NFC tags work with induced electromagnetic fields over a very short distance. Most tags are passive devices that contain an antenna and a microchip. The antenna is a coil that picks up a magnetic field at very short range. Now get this. The magnetic field not only provides communication. It also provides power to the microchip. Passive NFC tags can be built into anything, including credit cars and clothes.

By the way, near field communication does not actually require “tapping” or “touching”. Taps or touches are just a way to make sure the NFC tag gets close enough to establish communications with the reader. The distance required is around one inch. NFC tags are typically the size of a coin, although a lot thinner and flexible.

The amount of information that you can store in an NFC tag is quite small. Usually, a small amount of text, such as your identity information. Most frequently, these tags are used as “keys” to unlock other forms of communication or authorize transactions. Near field communication transfers data a low rates. These rates are typically a few hundred kilobytes per second. Data storage is in the range of 50 to 2000 bytes, although this is increasing to 32 Kb.

If you are interested, you can read this detailed description of how NFC tags work.

NFC Tags – What can you do with them?

Quite a lot, actually. With NFC you can read a tag (small amount of data, slow communications) or exchange larger amounts of data faster between two NFC devices.

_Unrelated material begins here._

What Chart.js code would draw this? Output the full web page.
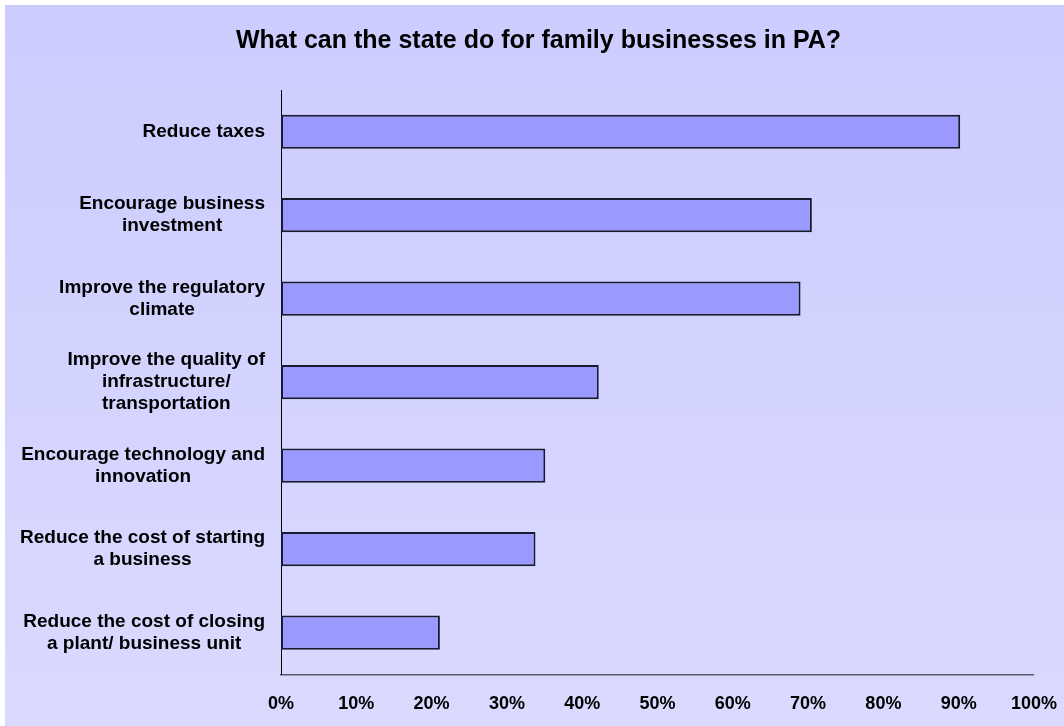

Here are some typical uses:

  • Simply touch your phone to promotional advertising and automatically transfer the information. Posters, signs and even magazine pages can be NFC enabled, replacing the QR code.
  • Touch your phone to the airport check-in kiosk to download your boarding pass.
  • Use your phone or NFC-enabled ID card as part of two-factor authentication.
  • Touch your phone to another NFC device to connect with it, or through it. You can now get routers with the “touch to connect” feature. Perhaps many IoT things will use NFC to connect to the cloud.